--- BEGIN DATA PROVIDED ---
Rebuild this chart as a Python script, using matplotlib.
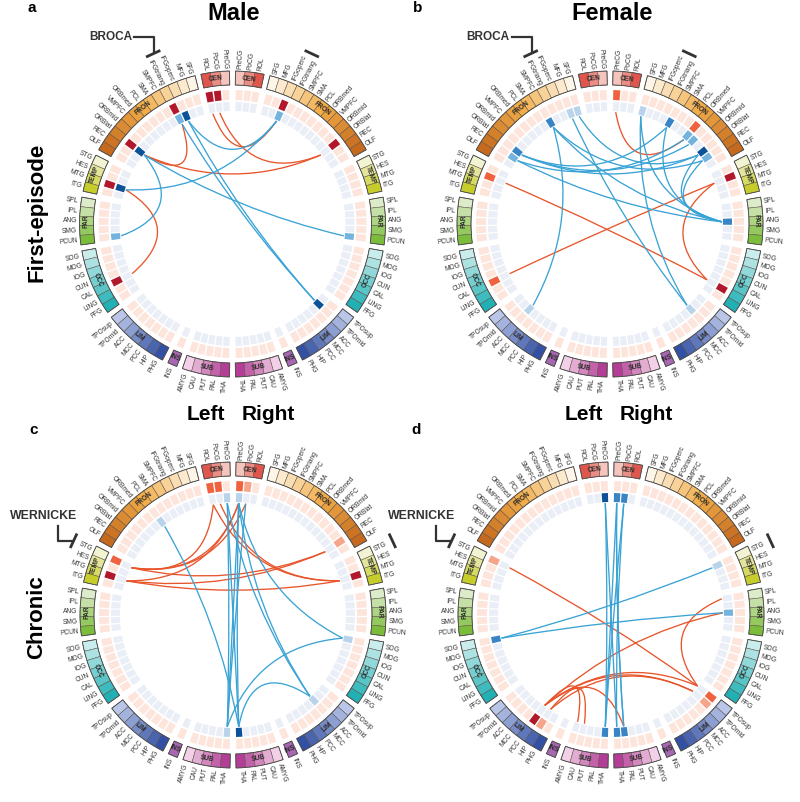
import numpy as np
import matplotlib
matplotlib.use('Agg')
import matplotlib.pyplot as plt
from matplotlib.patches import Wedge, PathPatch
from matplotlib.path import Path
from matplotlib.colors import to_rgb

plt.rcParams['font.family'] = ['Liberation Sans', 'DejaVu Sans']

# ---- atlas layout (top of each hemisphere -> bottom) ----
groups = ['CEN', 'FRON', 'TEMP', 'PAR', 'OCC', 'LIM', 'INS', 'SUB']
regions = {
    'CEN': ['PreCG', 'PoCG', 'ROL'],
    'FRON': ['SFG', 'MFG', 'IFGoperc', 'IFGtriang', 'SMPFC', 'SMA', 'PCL',
             'ORBmed', 'VMPFC', 'ORBmid', 'ORBlat', 'REC', 'OLF'],
    'TEMP': ['STG', 'HES', 'MTG', 'ITG'],
    'PAR': ['SPL', 'IPL', 'ANG', 'SMG', 'PCUN'],
    'OCC': ['SOG', 'MOG', 'IOG', 'CUN', 'CAL', 'LING', 'FFG'],
    'LIM': ['TPOsup', 'TPOmid', 'ACC', 'MCC', 'PCC', 'HIP', 'PHG'],
    'INS': ['INS'],
    'SUB': ['AMYG', 'CAU', 'PUT', 'PAL', 'THA'],
}
group_cols = {
    'CEN': ['#f5c4bc', '#e0564c'],
    'FRON': ['#fdf6e8', '#f2ad48', '#c4691d'],
    'TEMP': ['#f1f3d2', '#c6cd2b'],
    'PAR': ['#dcebc9', '#7bbd3b'],
    'OCC': ['#c9ecec', '#21b1b5'],
    'LIM': ['#b9c6e8', '#3251a5'],
    'INS': ['#a867b3', '#a867b3'],
    'SUB': ['#f2d0e7', '#b43e97'],
}

# ---- panel data: highlighted cells (side:region, level) and links ----
a_pos = [('L:ROL', 3), ('L:PoCG', 3), ('L:IFGtriang', 3), ('L:ORBlat', 3),
         ('L:MTG', 3), ('L:CAL', 3), ('R:IFGoperc', 3), ('R:ORBlat', 3)]
a_neg = [('L:IFGoperc', 3), ('L:IFGtriang', 1), ('L:ORBlat', 3), ('L:MTG', 3),
         ('L:PCUN', 1), ('R:IFGoperc', 1), ('R:PCUN', 1), ('R:TPOmid', 3)]
a_red = [('L:ROL', 'R:IFGoperc'), ('L:PoCG', 'R:ORBlat'), ('L:IFGtriang', 'L:ORBlat'),
         ('L:ORBlat', 'R:ORBlat'), ('L:MTG', 'L:CAL')]
a_blue = [('L:IFGoperc', 'R:TPOmid'), ('L:IFGtriang', 'R:TPOmid'), ('L:MTG', 'R:IFGoperc'),
          ('L:ORBlat', 'R:PCUN'), ('L:ORBlat', 'L:PCUN'), ('L:IFGoperc', 'R:IFGoperc')]

b_pos = [('L:HES', 2), ('L:CAL', 2), ('R:PreCG', 2), ('R:ORBmed', 2),
         ('R:HES', 3), ('R:LING', 3)]
b_neg = [('L:SFG', 0), ('L:MFG', 0), ('L:SMPFC', 2), ('L:ORBlat', 2), ('L:REC', 1),
         ('L:ACC', 0), ('R:SFG', 0), ('R:SMPFC', 2), ('R:ORBmed', 1), ('R:VMPFC', 1),
         ('R:ORBlat', 3), ('R:REC', 1), ('R:ANG', 2), ('R:ACC', 0)]
b_red = [('L:HES', 'R:LING'), ('R:HES', 'L:CAL'), ('R:PreCG', 'R:ORBmed'),
         ('R:HES', 'R:LING')]
b_blue = [('L:ORBlat', 'R:ORBlat'), ('L:ORBlat', 'R:VMPFC'), ('L:REC', 'R:ORBmed'),
          ('L:REC', 'R:ANG'), ('L:SMPFC', 'R:ANG'), ('L:SMPFC', 'L:ACC'),
          ('L:MFG', 'R:ACC'), ('L:SFG', 'R:ORBlat'), ('R:SFG', 'R:ANG'),
          ('R:SMPFC', 'R:ANG'), ('R:ORBlat', 'R:ANG'), ('R:REC', 'R:ANG'),
          ('R:SMPFC', 'L:ORBlat'), ('R:ACC', 'R:SFG'), ('L:SMPFC', 'R:REC')]

c_pos = [('L:ROL', 2), ('L:PoCG', 2), ('R:PreCG', 2), ('R:PoCG', 1),
         ('L:STG', 2), ('L:MTG', 3), ('R:MTG', 3), ('R:REC', 1)]
c_neg = [('L:PreCG', 0), ('R:PreCG', 0), ('L:PCL', 0), ('L:THA', 0),
         ('R:THA', 3), ('R:ACC', 0), ('R:SOG', 0)]
c_red = [('L:STG', 'R:PreCG'), ('L:STG', 'R:PoCG'), ('L:MTG', 'R:MTG'),
         ('L:STG', 'R:REC'), ('L:MTG', 'R:REC'), ('L:ROL', 'R:MTG'),
         ('L:PoCG', 'R:MTG'), ('R:PreCG', 'L:MTG'), ('L:ROL', 'L:STG')]
c_blue = [('L:PreCG', 'L:THA'), ('L:PreCG', 'R:THA'), ('R:PreCG', 'L:THA'),
          ('R:PreCG', 'R:THA'), ('L:PreCG', 'R:ACC'), ('R:PreCG', 'R:ACC'),
          ('L:PCL', 'R:THA'), ('R:THA', 'R:ACC'), ('L:THA', 'R:SOG'),
          ('R:PreCG', 'R:SOG'), ('R:PoCG', 'L:THA')]

d_pos = [('L:STG', 1), ('L:PCC', 3), ('L:HIP', 1), ('R:TPOsup', 2), ('R:TPOmid', 1)]
d_neg = [('L:PreCG', 3), ('R:PreCG', 2), ('R:PoCG', 2), ('L:THA', 2), ('R:THA', 2),
         ('R:PAL', 2), ('L:SOG', 2), ('R:ANG', 1), ('R:STG', 0)]
d_red = [('L:STG', 'R:TPOsup'), ('L:PCC', 'R:TPOsup'), ('L:PCC', 'R:TPOmid'),
         ('L:PCC', 'R:PAL'), ('L:PCC', 'R:ANG'), ('R:TPOsup', 'R:SPL'),
         ('L:HIP', 'L:CAU'), ('L:HIP', 'R:TPOmid'), ('L:PCC', 'L:AMYG')]
d_blue = [('L:PreCG', 'L:THA'), ('L:PreCG', 'R:THA'), ('R:PreCG', 'L:THA'),
          ('R:PreCG', 'R:PAL'), ('R:PoCG', 'R:THA'), ('R:PoCG', 'L:THA'),
          ('L:SOG', 'R:ANG'), ('L:SOG', 'R:STG'), ('R:PreCG', 'R:PAL')]

# ---- styling ----
POS = {3: '#b2182b', 2: '#f0623f', 1: '#f7a58a'}
NEG = {3: '#0c5299', 2: '#3884c4', 1: '#74b3dd', 0: '#b9d4ea'}
PINK, PALEBLUE = '#fde5dc', '#eaeef7'
RED_LINK, BLUE_LINK = '#e8552b', '#3aa3d6'
CELL, GAP = 3.6, 2.25
R_OUT, R_IN = 153, 139
R_P1, R_P0 = 134, 124
R_B1, R_B0 = 122, 113
R_LINK = 112

# angles of every region cell
ANG = {}
GSPAN = {}
for side in 'LR':
    off = GAP / 2
    for g in groups:
        g0 = off
        for reg in regions[g]:
            if side == 'L':
                ANG[side + ':' + reg] = (90 + off, 90 + off + CELL)
            else:
                ANG[side + ':' + reg] = (90 - off - CELL, 90 - off)
            off += CELL
        if side == 'L':
            GSPAN[(side, g)] = (90 + g0, 90 + off)
        else:
            GSPAN[(side, g)] = (90 - off, 90 - g0)
        off += GAP


def pol(cx, cy, r, th):
    t = np.radians(th)
    return cx + r * np.cos(t), cy + r * np.sin(t)


def grad(stops, n):
    stops = [np.array(to_rgb(s)) for s in stops]
    out = []
    for i in range(n):
        t = i / (n - 1) if n > 1 else 0
        seg = min(int(t * (len(stops) - 1)), len(stops) - 2)
        tt = t * (len(stops) - 1) - seg
        out.append(tuple(stops[seg] * (1 - tt) + stops[seg + 1] * tt))
    return out


def mid(key):
    t1, t2 = ANG[key]
    return (t1 + t2) / 2


def draw_panel(ax, cx, cy, pos, neg, red, blue):
    pos = dict(pos)
    neg = dict(neg)
    for side in 'LR':
        for g in groups:
            cols = grad(group_cols[g], len(regions[g]))
            for reg, col in zip(regions[g], cols):
                key = side + ':' + reg
                t1, t2 = ANG[key]
                ax.add_patch(Wedge((cx, cy), R_OUT, t1, t2, width=R_OUT - R_IN,
                                   fc=col, ec='#5e5048', lw=0.35))
                s1, s2 = t1 + 0.3, t2 - 0.3
                pc = POS[pos[key]] if key in pos else PINK
                bc = NEG[neg[key]] if key in neg else PALEBLUE
                ax.add_patch(Wedge((cx, cy), R_P1, s1, s2, width=R_P1 - R_P0, fc=pc, ec='none'))
                ax.add_patch(Wedge((cx, cy), R_B1, s1, s2, width=R_B1 - R_B0, fc=bc, ec='none'))
                th = (t1 + t2) / 2
                x, y = pol(cx, cy, R_OUT + 2.5, th)
                if np.cos(np.radians(th)) >= 0:
                    ax.text(x, y, reg, rotation=th, ha='left', va='center',
                            rotation_mode='anchor', fontsize=4.8, color='#333333')
                else:
                    ax.text(x, y, reg, rotation=th - 180, ha='right', va='center',
                            rotation_mode='anchor', fontsize=4.8, color='#333333')
            g1, g2 = GSPAN[(side, g)]
            ax.add_patch(Wedge((cx, cy), R_OUT, g1, g2, width=R_OUT - R_IN,
                               fc='none', ec='#4a4a4a', lw=0.6))
            th = (g1 + g2) / 2
            x, y = pol(cx, cy, (R_OUT + R_IN) / 2, th)
            rot = th - 90 if (th % 360) < 180 else th - 270
            ax.text(x, y, g, rotation=rot, ha='center', va='center',
                    rotation_mode='anchor', fontsize=4.8, fontweight='bold', color='#2a2a2a')
    for links, col in ((red, RED_LINK), (blue, BLUE_LINK)):
        for k1, k2 in links:
            p1 = np.array(pol(cx, cy, R_LINK, mid(k1)))
            p2 = np.array(pol(cx, cy, R_LINK, mid(k2)))
            c = np.array([cx, cy])
            cp = c + ((p1 + p2) / 2 - c) * 0.45
            path = Path([p1, cp, p2], [Path.MOVETO, Path.CURVE3, Path.CURVE3])
            ax.add_patch(PathPatch(path, fc='none', ec=col, lw=0.95))


def tangent_bar(ax, cx, cy, r, th, half=2.4):
    xs, ys = zip(*[pol(cx, cy, r, t) for t in (th - half, th + half)])
    ax.plot(xs, ys, color='#333333', lw=2.0, solid_capstyle='butt')
    return pol(cx, cy, r, th)


fig = plt.figure(figsize=(8, 8.02), dpi=100)
ax = fig.add_axes([0, 0, 1, 1])
ax.set_xlim(0, 800)
ax.set_ylim(0, 802)
ax.axis('off')

centers = {'a': (232.5, 578), 'b': (610, 578), 'c': (233, 187), 'd': (611, 187)}
draw_panel(ax, *centers['a'], a_pos, a_neg, a_red, a_blue)
draw_panel(ax, *centers['b'], b_pos, b_neg, b_red, b_blue)
draw_panel(ax, *centers['c'], c_pos, c_neg, c_red, c_blue)
draw_panel(ax, *centers['d'], d_pos, d_neg, d_red, d_blue)

# BROCA markers (top row)
for p in 'ab':
    cx, cy = centers[p]
    thl = (mid('L:IFGoperc') + mid('L:IFGtriang')) / 2
    bx, by = tangent_bar(ax, cx, cy, 188, thl)
    ax.plot([bx - 19, bx + 1, bx + 1], [by + 17, by + 17, by + 2], color='#333333', lw=1.6)
    ax.text(bx - 21, by + 17, 'BROCA', ha='right', va='center', fontsize=8.5,
            fontweight='bold', color='#333333')
    thr = (mid('R:IFGoperc') + mid('R:IFGtriang')) / 2
    tangent_bar(ax, cx, cy, 188, thr)

# WERNICKE markers (bottom row)
for p in 'cd':
    cx, cy = centers[p]
    bx, by = tangent_bar(ax, cx, cy, 176, mid('L:STG'), half=2.6)
    ax.plot([bx, bx - 15, bx - 15], [by, by, by + 15], color='#333333', lw=1.6)
    ax.text(bx - 30, by + 25, 'WERNICKE', ha='center', va='center', fontsize=8.8,
            fontweight='bold', color='#333333')
    tangent_bar(ax, cx, cy, 176, mid('R:STG'), half=2.6)

# titles and labels
ax.text(234, 788, 'Male', ha='center', va='center', fontsize=17, fontweight='bold')
ax.text(612, 788, 'Female', ha='center', va='center', fontsize=17, fontweight='bold')
ax.text(37, 590, 'First-episode', rotation=90, ha='center', va='center',
        fontsize=16, fontweight='bold')
ax.text(37, 185, 'Chronic', rotation=90, ha='center', va='center',
        fontsize=16, fontweight='bold')
for p in 'cd':
    cx, cy = centers[p]
    ax.text(cx - 8, 387, 'Left', ha='right', va='center', fontsize=15, fontweight='bold')
    ax.text(cx + 9, 387, 'Right', ha='left', va='center', fontsize=15, fontweight='bold')
for p, (x, y) in zip('abcd', [(32, 794), (418, 794), (34, 372), (416, 372)]):
    ax.text(x, y, p, ha='center', va='center', fontsize=11, fontweight='bold')

fig.savefig('out.png', dpi=100, facecolor='white')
--- END DATA PROVIDED ---
Restate the data word for word from its first line through the line with "plt.rcParams['font.family'] = ['Liberation", leaving out any picture along the way.

(ANSWER TO THIS TASK):
Rebuild this chart as a Python script, using matplotlib.
import numpy as np
import matplotlib
matplotlib.use('Agg')
import matplotlib.pyplot as plt
from matplotlib.patches import Wedge, PathPatch
from matplotlib.path import Path
from matplotlib.colors import to_rgb

plt.rcParams['font.family'] = ['Liberation Sans', 'DejaVu Sans']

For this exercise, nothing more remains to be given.